_SET EXERCISE_: Set down the material below word for word, excluding the pictures.

———

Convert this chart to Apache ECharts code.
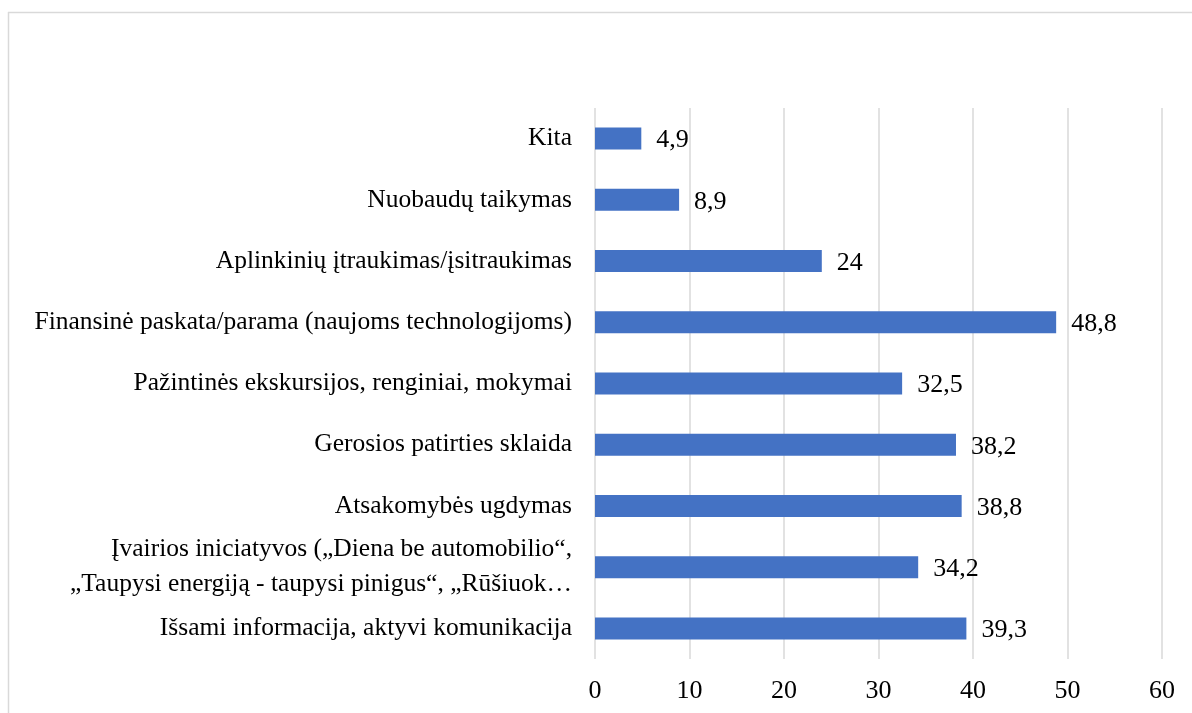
<!DOCTYPE html>
<html>
<head>
<meta charset="utf-8">
<script src="https://cdn.jsdelivr.net/npm/echarts@6/dist/echarts.min.js"></script>
<style>html,body{margin:0;padding:0;background:#fff}#c{width:1192px;height:713px}</style>
</head>
<body>
<div id="c"></div>
<script>
const categories = [
  "Išsami informacija, aktyvi komunikacija",
  "Įvairios iniciatyvos („Diena be automobilio“,\n„Taupysi energiją - taupysi pinigus“, „Rūšiuok…",
  "Atsakomybės ugdymas",
  "Gerosios patirties sklaida",
  "Pažintinės ekskursijos, renginiai, mokymai",
  "Finansinė paskata/parama (naujoms technologijoms)",
  "Aplinkinių įtraukimas/įsitraukimas",
  "Nuobaudų taikymas",
  "Kita"
];
const values = [39.3, 34.2, 38.8, 38.2, 32.5, 48.8, 24, 8.9, 4.9];
const xTicks = { min: 0, max: 60, interval: 10 };

const font = "'Liberation Serif', 'Times New Roman', serif";
const chart = echarts.init(document.getElementById('c'));
chart.setOption({
  animation: false,
  backgroundColor: '#fff',
  graphic: [
    { type: 'line', shape: { x1: 8, y1: 12.5, x2: 1192, y2: 12.5 }, style: { stroke: '#d9d9d9', lineWidth: 1.5 } },
    { type: 'line', shape: { x1: 8.5, y1: 12, x2: 8.5, y2: 713 }, style: { stroke: '#d9d9d9', lineWidth: 1.5 } }
  ],
  grid: { left: 595, right: 30, top: 108, bottom: 54, containLabel: false },
  xAxis: {
    type: 'value', min: xTicks.min, max: xTicks.max, interval: xTicks.interval,
    axisLine: { show: false }, axisTick: { show: false },
    splitLine: { show: true, lineStyle: { color: '#d9d9d9', width: 1.5 } },
    axisLabel: { color: '#000', fontFamily: font, fontSize: 26, margin: 19 }
  },
  yAxis: {
    type: 'category', data: categories,
    axisLine: { show: false }, axisTick: { show: false },
    axisLabel: { color: '#000', fontFamily: font, fontSize: 25.5, margin: 23, align: 'right', lineHeight: 35 }
  },
  series: [{
    type: 'bar', data: values, barWidth: 22,
    itemStyle: { color: '#4472C4' },
    label: {
      show: true, position: 'right', distance: 15, color: '#000',
      fontFamily: font, fontSize: 26, offset: [0, 2],
      formatter: p => String(p.value).replace('.', ',')
    }
  }]
});
</script>
</body>
</html>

———

_ANSWER BELOW_:
Convert this chart to Apache ECharts code.
<!DOCTYPE html>
<html>
<head>
<meta charset="utf-8">
<script src="https://cdn.jsdelivr.net/npm/echarts@6/dist/echarts.min.js"></script>
<style>html,body{margin:0;padding:0;background:#fff}#c{width:1192px;height:713px}</style>
</head>
<body>
<div id="c"></div>
<script>
const categories = [
  "Išsami informacija, aktyvi komunikacija",
  "Įvairios iniciatyvos („Diena be automobilio“,\n„Taupysi energiją - taupysi pinigus“, „Rūšiuok…",
  "Atsakomybės ugdymas",
  "Gerosios patirties sklaida",
  "Pažintinės ekskursijos, renginiai, mokymai",
  "Finansinė paskata/parama (naujoms technologijoms)",
  "Aplinkinių įtraukimas/įsitraukimas",
  "Nuobaudų taikymas",
  "Kita"
];
const values = [39.3, 34.2, 38.8, 38.2, 32.5, 48.8, 24, 8.9, 4.9];
const xTicks = { min: 0, max: 60, interval: 10 };

const font = "'Liberation Serif', 'Times New Roman', serif";
const chart = echarts.init(document.getElementById('c'));
chart.setOption({
  animation: false,
  backgroundColor: '#fff',
  graphic: [
    { type: 'line', shape: { x1: 8, y1: 12.5, x2: 1192, y2: 12.5 }, style: { stroke: '#d9d9d9', lineWidth: 1.5 } },
    { type: 'line', shape: { x1: 8.5, y1: 12, x2: 8.5, y2: 713 }, style: { stroke: '#d9d9d9', lineWidth: 1.5 } }
  ],
  grid: { left: 595, right: 30, top: 108, bottom: 54, containLabel: false },
  xAxis: {
    type: 'value', min: xTicks.min, max: xTicks.max, interval: xTicks.interval,
    axisLine: { show: false }, axisTick: { show: false },
    splitLine: { show: true, lineStyle: { color: '#d9d9d9', width: 1.5 } },
    axisLabel: { color: '#000', fontFamily: font, fontSize: 26, margin: 19 }
  },
  yAxis: {
    type: 'category', data: categories,
    axisLine: { show: false }, axisTick: { show: false },
    axisLabel: { color: '#000', fontFamily: font, fontSize: 25.5, margin: 23, align: 'right', lineHeight: 35 }
  },
  series: [{
    type: 'bar', data: values, barWidth: 22,
    itemStyle: { color: '#4472C4' },
    label: {
      show: true, position: 'right', distance: 15, color: '#000',
      fontFamily: font, fontSize: 26, offset: [0, 2],
      formatter: p => String(p.value).replace('.', ',')
    }
  }]
});
</script>
</body>
</html>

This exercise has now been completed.